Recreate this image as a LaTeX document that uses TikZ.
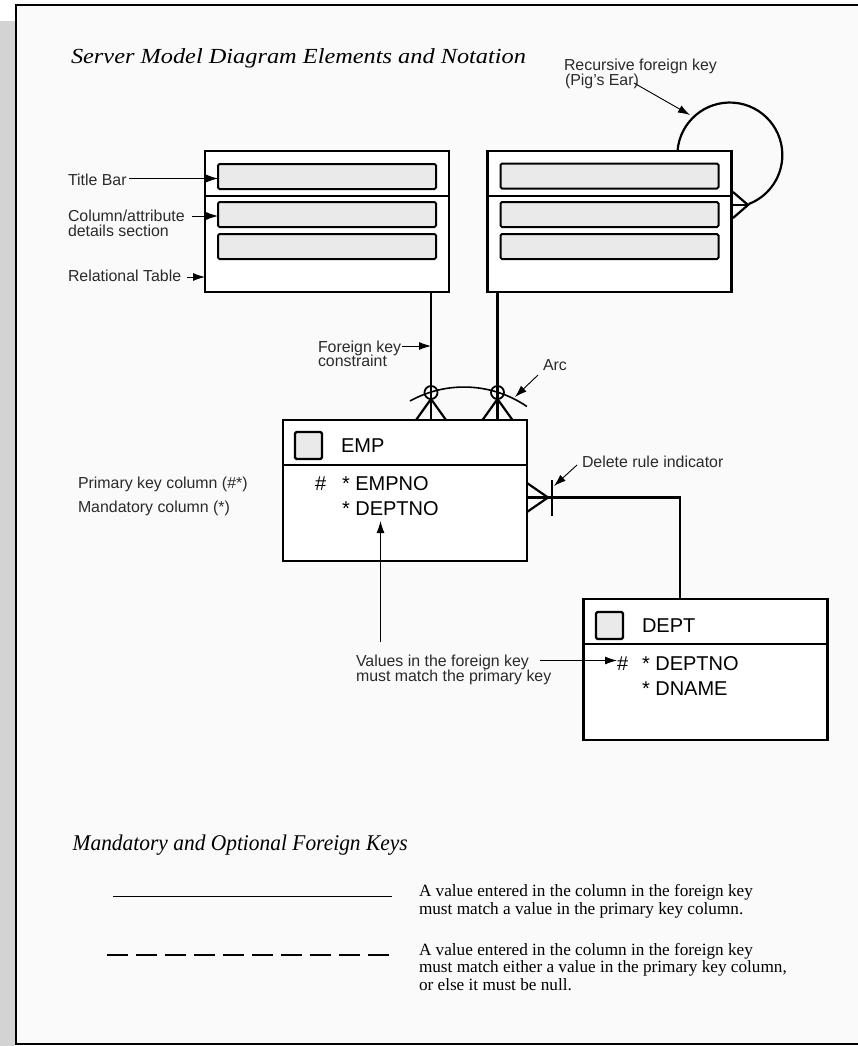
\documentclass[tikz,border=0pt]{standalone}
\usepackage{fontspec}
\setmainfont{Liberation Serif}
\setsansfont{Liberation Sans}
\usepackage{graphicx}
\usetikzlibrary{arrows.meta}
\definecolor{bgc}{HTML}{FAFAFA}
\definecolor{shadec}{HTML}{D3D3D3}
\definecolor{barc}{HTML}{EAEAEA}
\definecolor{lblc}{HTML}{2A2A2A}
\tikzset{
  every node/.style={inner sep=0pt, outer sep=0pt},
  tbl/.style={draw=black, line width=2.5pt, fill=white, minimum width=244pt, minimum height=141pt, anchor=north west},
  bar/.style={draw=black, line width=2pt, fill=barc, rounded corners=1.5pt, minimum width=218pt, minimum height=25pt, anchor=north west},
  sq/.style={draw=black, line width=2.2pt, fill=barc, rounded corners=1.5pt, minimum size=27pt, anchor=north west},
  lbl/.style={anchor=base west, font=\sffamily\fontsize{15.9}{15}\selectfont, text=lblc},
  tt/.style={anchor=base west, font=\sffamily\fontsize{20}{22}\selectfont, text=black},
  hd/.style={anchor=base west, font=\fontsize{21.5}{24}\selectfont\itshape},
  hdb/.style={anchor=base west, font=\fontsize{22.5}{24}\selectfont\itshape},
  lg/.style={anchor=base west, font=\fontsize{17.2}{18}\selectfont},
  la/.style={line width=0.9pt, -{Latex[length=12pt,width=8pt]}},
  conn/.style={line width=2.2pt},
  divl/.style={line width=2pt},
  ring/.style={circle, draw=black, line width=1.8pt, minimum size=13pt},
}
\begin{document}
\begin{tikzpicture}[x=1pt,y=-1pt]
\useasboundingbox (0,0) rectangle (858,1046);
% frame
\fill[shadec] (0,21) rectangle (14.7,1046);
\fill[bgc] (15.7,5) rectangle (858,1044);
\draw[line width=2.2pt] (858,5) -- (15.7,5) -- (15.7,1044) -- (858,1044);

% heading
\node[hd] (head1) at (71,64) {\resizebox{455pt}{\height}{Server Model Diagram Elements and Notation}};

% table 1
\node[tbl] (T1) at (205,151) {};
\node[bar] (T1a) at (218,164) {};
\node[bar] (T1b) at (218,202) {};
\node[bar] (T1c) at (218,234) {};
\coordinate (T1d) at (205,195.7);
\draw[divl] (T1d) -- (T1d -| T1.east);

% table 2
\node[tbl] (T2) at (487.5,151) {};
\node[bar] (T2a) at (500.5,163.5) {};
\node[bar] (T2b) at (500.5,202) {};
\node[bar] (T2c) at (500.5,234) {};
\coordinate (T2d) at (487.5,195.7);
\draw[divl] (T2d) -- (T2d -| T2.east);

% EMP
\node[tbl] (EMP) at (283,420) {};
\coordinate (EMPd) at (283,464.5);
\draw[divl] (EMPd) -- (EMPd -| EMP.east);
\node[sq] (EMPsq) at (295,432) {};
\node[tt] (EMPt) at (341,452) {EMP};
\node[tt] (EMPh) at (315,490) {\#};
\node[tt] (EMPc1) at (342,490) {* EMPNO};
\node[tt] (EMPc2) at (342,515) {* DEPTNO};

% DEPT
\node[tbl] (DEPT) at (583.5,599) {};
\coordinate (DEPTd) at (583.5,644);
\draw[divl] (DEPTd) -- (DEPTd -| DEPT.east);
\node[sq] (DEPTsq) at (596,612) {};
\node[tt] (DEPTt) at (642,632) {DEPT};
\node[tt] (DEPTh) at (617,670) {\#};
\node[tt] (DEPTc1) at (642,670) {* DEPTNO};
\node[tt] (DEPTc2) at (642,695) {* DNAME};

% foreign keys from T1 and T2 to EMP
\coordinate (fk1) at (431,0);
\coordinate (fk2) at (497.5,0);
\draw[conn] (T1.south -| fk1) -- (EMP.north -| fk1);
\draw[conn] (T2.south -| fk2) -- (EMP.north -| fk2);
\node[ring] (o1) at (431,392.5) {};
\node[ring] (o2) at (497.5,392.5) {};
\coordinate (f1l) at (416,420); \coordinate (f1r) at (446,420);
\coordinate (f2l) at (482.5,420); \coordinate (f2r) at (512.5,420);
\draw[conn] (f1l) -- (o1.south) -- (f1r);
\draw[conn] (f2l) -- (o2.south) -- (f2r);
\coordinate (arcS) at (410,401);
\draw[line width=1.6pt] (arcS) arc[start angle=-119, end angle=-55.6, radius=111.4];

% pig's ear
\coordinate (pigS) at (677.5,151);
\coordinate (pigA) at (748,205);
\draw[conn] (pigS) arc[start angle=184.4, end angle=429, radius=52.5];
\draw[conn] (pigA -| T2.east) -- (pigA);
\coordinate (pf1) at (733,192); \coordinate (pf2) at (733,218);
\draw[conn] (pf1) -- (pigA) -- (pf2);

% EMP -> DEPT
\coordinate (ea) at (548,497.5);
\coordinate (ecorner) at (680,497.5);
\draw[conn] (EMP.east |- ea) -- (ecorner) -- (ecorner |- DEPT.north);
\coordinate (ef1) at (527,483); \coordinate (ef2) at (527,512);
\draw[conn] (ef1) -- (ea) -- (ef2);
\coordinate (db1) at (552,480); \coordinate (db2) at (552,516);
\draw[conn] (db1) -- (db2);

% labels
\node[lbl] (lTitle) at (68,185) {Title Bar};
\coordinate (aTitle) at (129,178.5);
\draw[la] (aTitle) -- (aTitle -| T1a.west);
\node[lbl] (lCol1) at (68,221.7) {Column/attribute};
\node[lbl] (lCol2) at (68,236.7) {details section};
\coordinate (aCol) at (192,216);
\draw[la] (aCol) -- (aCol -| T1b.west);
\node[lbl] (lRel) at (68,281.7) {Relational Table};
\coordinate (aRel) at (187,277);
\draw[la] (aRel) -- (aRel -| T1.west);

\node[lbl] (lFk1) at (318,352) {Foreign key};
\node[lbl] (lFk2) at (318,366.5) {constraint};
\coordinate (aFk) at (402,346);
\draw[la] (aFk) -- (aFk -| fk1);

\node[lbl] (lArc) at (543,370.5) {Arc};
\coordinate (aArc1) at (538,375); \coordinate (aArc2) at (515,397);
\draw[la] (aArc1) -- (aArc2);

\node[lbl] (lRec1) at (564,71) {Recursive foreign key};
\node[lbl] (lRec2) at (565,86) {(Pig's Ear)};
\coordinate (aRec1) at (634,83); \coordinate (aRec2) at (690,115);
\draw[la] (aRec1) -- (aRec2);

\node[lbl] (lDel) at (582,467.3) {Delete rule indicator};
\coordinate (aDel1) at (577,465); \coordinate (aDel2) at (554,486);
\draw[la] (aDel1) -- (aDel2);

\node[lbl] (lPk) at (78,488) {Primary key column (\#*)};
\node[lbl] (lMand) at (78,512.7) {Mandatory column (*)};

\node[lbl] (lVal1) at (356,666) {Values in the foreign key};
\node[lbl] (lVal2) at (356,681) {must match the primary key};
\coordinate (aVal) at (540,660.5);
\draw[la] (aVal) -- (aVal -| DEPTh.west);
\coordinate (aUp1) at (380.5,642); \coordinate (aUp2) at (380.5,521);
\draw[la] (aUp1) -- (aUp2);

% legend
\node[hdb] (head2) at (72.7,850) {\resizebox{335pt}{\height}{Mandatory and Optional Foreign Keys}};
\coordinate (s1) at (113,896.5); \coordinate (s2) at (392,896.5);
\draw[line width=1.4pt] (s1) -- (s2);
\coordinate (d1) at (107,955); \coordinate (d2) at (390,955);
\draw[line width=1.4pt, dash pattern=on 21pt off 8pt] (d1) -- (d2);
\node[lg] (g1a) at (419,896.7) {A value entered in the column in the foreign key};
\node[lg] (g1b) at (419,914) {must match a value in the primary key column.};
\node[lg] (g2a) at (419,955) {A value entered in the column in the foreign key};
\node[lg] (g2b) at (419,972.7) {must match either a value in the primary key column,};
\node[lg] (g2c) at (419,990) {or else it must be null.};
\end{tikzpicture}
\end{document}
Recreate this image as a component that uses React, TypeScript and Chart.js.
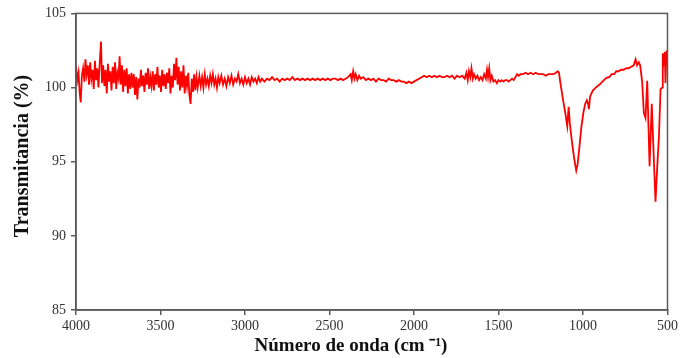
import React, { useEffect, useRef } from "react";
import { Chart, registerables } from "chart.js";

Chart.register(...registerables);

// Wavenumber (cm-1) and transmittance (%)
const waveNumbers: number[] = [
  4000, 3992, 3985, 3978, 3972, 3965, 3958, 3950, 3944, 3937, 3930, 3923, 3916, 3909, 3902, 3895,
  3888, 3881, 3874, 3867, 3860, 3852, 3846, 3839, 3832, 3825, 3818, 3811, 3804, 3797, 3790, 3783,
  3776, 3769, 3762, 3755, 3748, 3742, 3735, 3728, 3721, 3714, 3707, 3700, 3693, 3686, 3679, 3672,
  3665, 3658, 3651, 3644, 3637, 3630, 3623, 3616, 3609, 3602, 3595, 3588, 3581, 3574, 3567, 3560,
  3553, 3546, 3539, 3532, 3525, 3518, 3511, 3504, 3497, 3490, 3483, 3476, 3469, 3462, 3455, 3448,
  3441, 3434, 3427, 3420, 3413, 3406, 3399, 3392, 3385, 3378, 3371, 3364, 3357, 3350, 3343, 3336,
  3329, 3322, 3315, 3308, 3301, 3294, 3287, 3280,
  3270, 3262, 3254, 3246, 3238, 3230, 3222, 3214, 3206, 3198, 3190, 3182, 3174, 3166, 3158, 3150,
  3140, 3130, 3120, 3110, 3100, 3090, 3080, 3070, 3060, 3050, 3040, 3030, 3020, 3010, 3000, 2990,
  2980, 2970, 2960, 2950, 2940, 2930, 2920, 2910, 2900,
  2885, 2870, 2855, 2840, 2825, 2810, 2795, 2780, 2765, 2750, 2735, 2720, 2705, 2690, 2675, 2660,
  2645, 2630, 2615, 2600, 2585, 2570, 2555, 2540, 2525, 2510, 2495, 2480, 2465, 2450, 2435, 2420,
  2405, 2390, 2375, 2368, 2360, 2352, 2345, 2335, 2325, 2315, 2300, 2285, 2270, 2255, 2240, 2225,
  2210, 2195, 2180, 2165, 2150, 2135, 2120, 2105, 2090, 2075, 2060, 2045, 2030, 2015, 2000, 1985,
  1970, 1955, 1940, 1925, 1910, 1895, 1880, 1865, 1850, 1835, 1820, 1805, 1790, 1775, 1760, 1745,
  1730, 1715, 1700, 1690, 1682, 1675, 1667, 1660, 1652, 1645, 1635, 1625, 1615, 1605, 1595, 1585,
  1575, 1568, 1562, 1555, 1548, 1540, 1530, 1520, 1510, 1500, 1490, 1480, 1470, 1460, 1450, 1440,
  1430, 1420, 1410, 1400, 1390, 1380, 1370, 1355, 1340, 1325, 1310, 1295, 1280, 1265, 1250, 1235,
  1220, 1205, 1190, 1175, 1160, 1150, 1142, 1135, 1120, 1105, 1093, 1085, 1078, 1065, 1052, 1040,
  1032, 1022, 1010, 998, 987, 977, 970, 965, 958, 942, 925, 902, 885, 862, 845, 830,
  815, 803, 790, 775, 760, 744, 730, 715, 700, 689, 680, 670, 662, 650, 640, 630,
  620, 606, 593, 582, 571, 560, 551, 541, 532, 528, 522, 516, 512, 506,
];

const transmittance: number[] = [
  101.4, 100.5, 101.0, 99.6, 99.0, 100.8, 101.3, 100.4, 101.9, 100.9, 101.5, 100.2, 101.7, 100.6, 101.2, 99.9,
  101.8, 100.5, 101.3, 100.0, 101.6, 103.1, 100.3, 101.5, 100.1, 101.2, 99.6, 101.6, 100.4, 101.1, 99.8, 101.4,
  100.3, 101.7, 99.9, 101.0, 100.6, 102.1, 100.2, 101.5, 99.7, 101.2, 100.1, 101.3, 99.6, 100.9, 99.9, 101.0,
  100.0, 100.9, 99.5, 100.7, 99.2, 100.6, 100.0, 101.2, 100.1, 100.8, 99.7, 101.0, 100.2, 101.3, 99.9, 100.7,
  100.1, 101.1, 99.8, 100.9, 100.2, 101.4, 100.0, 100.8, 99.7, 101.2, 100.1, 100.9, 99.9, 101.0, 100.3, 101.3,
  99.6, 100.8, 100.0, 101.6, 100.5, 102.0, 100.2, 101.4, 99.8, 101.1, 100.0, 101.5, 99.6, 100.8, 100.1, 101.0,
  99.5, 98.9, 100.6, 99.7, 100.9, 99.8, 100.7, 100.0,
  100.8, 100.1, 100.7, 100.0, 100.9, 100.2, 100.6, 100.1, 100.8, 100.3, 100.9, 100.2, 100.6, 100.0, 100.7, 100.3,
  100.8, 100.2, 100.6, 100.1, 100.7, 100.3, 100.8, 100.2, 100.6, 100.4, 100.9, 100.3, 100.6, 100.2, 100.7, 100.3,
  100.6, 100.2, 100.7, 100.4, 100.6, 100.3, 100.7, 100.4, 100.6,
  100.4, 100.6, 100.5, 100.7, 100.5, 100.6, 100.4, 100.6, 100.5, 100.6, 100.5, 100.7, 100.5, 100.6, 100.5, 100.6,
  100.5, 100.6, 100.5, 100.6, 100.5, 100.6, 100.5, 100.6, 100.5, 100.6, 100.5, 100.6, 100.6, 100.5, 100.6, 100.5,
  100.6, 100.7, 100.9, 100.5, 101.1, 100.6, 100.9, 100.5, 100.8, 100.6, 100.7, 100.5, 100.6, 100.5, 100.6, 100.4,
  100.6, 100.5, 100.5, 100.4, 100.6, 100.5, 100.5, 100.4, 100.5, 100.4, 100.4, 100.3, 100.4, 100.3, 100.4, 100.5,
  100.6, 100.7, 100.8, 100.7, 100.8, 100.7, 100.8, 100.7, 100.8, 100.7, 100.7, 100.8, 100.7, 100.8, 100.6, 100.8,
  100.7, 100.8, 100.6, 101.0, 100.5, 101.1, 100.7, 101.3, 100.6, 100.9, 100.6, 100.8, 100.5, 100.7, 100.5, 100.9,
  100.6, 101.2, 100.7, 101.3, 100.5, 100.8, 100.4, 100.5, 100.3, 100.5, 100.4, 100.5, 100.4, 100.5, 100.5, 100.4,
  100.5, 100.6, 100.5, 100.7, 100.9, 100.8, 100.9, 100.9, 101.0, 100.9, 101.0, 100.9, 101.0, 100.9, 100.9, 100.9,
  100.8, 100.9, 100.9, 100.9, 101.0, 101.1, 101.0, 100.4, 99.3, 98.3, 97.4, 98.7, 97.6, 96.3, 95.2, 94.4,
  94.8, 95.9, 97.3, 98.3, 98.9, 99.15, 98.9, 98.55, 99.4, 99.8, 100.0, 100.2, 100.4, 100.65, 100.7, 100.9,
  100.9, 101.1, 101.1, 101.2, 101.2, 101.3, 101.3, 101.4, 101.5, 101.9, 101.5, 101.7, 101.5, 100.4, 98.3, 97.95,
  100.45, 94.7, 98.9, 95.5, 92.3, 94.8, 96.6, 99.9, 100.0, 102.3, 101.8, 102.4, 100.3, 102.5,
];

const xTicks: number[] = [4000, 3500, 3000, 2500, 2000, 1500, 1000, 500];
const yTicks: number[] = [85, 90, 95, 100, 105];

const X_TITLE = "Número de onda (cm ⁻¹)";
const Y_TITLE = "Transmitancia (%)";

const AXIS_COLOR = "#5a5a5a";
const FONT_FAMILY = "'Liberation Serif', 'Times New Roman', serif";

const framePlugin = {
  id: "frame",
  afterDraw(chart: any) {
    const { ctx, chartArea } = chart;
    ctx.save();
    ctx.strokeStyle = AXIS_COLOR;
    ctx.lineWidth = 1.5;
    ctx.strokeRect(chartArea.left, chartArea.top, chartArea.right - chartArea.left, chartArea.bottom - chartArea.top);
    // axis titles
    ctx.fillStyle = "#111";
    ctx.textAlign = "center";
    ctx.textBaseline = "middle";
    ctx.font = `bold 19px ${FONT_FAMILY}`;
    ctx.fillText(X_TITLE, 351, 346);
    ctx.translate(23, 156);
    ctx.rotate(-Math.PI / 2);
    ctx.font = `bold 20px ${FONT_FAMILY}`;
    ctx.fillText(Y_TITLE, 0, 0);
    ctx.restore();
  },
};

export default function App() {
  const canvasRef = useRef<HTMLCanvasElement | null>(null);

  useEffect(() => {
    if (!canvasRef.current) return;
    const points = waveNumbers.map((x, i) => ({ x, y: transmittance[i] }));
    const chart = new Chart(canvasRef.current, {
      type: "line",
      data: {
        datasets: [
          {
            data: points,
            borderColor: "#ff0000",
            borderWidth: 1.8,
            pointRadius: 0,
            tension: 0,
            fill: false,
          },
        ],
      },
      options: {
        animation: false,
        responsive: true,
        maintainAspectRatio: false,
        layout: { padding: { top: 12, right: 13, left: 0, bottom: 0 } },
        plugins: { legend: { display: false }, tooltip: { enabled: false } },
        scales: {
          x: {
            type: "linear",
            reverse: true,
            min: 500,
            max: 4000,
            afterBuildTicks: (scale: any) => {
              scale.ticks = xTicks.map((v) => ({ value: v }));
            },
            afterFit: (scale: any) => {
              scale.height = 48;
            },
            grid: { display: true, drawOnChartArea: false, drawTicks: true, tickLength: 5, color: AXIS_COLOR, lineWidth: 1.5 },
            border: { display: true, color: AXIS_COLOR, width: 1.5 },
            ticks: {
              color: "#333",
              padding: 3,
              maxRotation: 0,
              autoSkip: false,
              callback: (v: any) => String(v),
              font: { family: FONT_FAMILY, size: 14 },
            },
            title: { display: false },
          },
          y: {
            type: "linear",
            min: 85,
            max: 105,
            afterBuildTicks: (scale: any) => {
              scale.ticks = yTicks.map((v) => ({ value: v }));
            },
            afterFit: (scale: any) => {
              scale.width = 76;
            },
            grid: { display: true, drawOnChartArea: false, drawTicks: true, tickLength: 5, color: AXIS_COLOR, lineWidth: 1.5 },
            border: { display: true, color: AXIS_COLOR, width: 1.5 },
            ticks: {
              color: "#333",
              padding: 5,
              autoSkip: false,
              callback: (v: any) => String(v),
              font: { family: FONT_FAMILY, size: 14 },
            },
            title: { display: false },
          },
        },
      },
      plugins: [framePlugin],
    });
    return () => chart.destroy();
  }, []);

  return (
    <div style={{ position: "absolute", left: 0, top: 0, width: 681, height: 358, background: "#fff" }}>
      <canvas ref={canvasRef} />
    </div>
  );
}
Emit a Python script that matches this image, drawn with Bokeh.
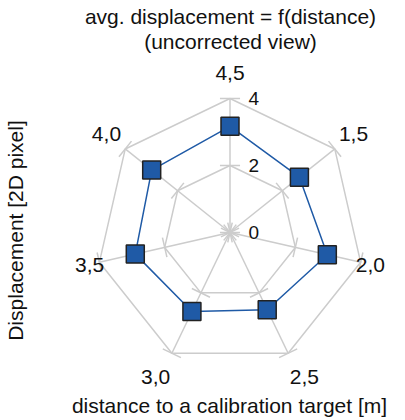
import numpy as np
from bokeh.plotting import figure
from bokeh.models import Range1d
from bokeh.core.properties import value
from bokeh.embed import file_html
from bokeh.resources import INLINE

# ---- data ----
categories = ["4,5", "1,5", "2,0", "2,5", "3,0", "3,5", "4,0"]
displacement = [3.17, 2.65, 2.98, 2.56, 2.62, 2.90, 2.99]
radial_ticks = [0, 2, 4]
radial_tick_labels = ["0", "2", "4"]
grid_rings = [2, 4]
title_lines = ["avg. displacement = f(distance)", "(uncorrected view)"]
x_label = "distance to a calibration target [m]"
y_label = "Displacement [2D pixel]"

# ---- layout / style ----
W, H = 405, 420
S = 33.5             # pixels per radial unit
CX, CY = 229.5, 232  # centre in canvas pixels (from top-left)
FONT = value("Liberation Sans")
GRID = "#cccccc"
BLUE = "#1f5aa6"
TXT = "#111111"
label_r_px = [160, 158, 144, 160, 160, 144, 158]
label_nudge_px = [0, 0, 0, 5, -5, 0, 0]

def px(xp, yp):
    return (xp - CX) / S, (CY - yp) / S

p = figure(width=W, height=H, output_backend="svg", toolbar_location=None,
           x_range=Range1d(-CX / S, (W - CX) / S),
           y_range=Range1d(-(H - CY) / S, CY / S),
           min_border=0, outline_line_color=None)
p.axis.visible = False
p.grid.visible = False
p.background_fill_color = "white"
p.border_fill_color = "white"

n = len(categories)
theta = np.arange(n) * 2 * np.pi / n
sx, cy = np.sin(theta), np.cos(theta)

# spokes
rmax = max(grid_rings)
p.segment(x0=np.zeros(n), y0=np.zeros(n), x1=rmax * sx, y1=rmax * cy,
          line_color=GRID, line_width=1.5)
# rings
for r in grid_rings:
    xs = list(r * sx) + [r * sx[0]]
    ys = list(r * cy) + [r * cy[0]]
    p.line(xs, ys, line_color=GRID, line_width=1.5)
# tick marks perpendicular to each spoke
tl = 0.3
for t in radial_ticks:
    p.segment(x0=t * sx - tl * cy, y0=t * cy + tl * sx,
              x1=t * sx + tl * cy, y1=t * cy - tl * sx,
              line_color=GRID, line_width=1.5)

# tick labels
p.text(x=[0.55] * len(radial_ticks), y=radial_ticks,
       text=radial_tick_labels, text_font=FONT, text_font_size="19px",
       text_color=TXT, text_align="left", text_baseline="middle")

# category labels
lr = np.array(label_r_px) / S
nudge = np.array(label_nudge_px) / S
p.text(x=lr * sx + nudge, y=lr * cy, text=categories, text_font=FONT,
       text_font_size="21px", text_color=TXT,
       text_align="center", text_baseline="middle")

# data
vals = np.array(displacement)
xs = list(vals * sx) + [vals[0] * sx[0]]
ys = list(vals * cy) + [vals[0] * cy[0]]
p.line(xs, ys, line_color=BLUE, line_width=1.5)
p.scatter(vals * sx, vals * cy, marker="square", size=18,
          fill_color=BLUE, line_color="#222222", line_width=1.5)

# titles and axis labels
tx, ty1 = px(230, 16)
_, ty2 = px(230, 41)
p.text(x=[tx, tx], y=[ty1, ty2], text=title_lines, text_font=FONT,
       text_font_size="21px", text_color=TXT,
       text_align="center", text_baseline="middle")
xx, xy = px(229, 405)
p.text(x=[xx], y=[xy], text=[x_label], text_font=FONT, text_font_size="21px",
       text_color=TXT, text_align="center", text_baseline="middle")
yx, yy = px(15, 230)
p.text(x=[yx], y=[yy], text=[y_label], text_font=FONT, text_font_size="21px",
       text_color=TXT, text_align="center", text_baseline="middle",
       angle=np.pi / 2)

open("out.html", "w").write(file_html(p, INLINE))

☆ ☆ ☆

Repeat exactly, and only, the entries from the line with "Emit a Python" through the line with "from bokeh.resources import INLINE". Pictures are skipped.

Response to this task
Emit a Python script that matches this image, drawn with Bokeh.
import numpy as np
from bokeh.plotting import figure
from bokeh.models import Range1d
from bokeh.core.properties import value
from bokeh.embed import file_html
from bokeh.resources import INLINE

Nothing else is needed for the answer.